Why We’re So Bad at Seeing It

  • Ego protection: When identity is threatened, we prefer just-so stories over truth (Aronson, 2018).
  • Fast thinking (System 1): Under pressure, intuitive judgments feed easy rationalizations (Kahneman, 2011).
  • Fragile self-esteem: Inflated or narcissistic self-views intensify defensiveness in the face of disconfirming facts (Baumeister, Bushman, & Campbell, 2000).

You know you’re in dissonance mode when you hear yourself saying:

  • “Just this once…” (adding consonant cognitions)
  • “That option was never good anyway.” (post-decision spread)
  • “I actually like that outcome more because it was hard-earned.” (effort justification)

When Dissonance Can Be “Rational”

Dissonance isn’t always the villain. It’s adaptive when it pushes us to revise beliefs or behaviors in light of new evidence (Aronson, 2018).

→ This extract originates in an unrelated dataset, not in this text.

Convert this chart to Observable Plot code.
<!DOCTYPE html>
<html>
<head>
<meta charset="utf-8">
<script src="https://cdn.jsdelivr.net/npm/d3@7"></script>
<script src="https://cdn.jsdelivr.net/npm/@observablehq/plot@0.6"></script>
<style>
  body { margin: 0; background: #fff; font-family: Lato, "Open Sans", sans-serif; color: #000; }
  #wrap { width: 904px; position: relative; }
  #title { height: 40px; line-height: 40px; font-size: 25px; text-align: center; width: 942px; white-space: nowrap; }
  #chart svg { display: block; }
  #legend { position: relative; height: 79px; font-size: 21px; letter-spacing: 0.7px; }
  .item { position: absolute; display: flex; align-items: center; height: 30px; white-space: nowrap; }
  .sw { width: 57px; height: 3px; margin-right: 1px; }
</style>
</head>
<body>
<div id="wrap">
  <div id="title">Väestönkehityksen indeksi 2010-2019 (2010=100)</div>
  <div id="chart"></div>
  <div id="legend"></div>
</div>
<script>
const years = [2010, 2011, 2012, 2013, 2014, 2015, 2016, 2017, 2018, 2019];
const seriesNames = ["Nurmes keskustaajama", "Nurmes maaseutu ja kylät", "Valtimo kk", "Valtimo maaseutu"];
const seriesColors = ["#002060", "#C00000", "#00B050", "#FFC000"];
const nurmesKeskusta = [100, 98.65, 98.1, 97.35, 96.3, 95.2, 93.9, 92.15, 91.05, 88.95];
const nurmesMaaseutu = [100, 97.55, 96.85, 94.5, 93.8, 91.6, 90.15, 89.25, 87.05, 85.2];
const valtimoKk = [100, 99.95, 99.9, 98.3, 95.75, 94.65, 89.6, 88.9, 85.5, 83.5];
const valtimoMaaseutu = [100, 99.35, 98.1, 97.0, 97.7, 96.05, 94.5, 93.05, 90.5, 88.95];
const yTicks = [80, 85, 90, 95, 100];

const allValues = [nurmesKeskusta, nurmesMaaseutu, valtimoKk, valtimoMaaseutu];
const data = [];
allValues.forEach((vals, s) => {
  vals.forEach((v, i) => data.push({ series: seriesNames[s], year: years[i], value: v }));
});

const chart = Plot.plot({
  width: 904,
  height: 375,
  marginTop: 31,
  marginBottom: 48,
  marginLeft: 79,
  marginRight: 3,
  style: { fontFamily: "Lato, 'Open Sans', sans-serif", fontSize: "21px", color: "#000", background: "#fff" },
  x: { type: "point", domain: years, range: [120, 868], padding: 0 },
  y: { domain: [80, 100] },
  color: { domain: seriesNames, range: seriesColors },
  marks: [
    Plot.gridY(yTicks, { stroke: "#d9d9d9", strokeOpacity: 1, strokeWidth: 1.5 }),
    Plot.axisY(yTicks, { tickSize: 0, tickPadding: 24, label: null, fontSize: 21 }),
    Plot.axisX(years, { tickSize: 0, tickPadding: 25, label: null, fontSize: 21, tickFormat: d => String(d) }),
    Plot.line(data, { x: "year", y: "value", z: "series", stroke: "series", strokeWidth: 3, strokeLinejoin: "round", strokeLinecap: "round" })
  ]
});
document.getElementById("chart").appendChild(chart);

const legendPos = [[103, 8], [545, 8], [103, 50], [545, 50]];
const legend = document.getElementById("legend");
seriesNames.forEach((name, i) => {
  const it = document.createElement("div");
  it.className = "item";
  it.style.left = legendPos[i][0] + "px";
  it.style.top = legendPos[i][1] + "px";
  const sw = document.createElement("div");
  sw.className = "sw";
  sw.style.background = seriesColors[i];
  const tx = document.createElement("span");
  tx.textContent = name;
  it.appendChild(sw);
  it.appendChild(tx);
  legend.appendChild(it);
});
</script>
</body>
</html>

  • Acknowledge trade-offs: “I chose X over Y for reasons A and B.”
  • Update the model: Change the plan, not the story.
  • Preserve higher-order values: Short-term discomfort, long-term integrity.

Dissonance itself is neutral—it’s a signal. The question is whether we answer it with story-editing or behavior-updating.

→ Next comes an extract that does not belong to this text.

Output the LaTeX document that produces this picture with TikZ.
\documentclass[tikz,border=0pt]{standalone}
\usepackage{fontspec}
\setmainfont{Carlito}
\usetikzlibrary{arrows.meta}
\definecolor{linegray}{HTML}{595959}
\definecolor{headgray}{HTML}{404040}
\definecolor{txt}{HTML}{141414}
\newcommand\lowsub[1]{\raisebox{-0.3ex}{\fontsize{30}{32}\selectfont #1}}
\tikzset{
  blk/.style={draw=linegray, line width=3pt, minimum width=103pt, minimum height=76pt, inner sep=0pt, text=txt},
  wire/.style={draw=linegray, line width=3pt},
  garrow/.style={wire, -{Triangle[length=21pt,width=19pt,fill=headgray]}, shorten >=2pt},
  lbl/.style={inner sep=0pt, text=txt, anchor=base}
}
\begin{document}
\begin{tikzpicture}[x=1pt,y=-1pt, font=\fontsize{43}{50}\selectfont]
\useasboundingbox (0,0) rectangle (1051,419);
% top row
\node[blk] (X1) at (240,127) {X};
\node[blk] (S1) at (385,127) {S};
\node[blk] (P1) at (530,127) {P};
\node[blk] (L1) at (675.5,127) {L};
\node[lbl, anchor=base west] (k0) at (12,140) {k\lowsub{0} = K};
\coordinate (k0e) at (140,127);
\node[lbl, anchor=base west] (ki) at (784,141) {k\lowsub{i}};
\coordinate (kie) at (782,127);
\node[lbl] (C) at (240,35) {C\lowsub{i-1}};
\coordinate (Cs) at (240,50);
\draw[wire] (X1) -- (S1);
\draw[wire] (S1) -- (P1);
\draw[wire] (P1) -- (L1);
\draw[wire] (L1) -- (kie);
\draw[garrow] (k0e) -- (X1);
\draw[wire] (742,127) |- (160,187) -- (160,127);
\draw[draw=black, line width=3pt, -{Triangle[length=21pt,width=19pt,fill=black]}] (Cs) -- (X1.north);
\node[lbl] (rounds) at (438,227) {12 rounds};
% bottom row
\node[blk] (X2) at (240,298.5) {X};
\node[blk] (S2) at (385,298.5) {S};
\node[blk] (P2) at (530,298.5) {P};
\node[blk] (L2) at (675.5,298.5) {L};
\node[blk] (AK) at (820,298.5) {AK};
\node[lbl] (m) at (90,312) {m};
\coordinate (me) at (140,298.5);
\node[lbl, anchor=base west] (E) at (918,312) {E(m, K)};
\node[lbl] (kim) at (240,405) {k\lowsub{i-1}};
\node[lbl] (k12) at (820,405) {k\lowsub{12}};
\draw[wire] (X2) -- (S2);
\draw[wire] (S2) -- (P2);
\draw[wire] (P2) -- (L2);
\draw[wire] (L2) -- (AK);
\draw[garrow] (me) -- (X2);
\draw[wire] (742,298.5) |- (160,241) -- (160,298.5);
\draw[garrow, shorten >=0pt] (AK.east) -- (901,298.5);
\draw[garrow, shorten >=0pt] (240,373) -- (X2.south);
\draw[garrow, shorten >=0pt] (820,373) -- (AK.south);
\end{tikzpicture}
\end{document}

A Practical Playbook for Reducing Dissonance (Without Lying to Yourself)

  1. Name the clash. Write the two competing cognitions side by side. If your justification sounds like a loophole, it probably is.
  2. Move from blame to mechanism. Ask, “What system, cue, or context made the bad choice easy?” Then fix that.
  3. Use EI micro-skills. Self-awareness (notice the twinge of defensiveness), self-regulation (pause before explaining), and empathy (assume fallibility in everyone) prevent ego armor from snapping into place (Goleman, 2006).
  4. Pre-commit to truth. Before a big decision, jot your criteria and a falsifiable hypothesis. Future-you can’t retro-edit the past if it’s timestamped.
  5. Reframe mistakes as tuition. A growth mindset (Dweck, 2006) reduces the identity threat that fuels self-justification.
  6. Design friction. Create small barriers to knee-jerk behavior (snack rules, peer checks, a short cool-off before sending).
  7. Make it social—carefully. Supportive, non-punitive cultures make it safer to admit and correct errors, lowering the need for ego-protective rationalizations (Aronson, 2018).

Works Mentioned

  • Jones, E. E., & Kohler, R. (1958). The effects of valence of thinking on judgments.
  • Aronson, E. (2018). The Social Animal (Chs. 3–4).
  • Baumeister, R. F., Bushman, B. J., & Campbell, W. K. (2000). Self-esteem, narcissism, and aggression. Current Directions in Psychological Science, 9 (1), 26–29.
  • Dweck, C. S. (2006). Mindset.
  • Kahneman, D. (2011). Thinking, Fast and Slow.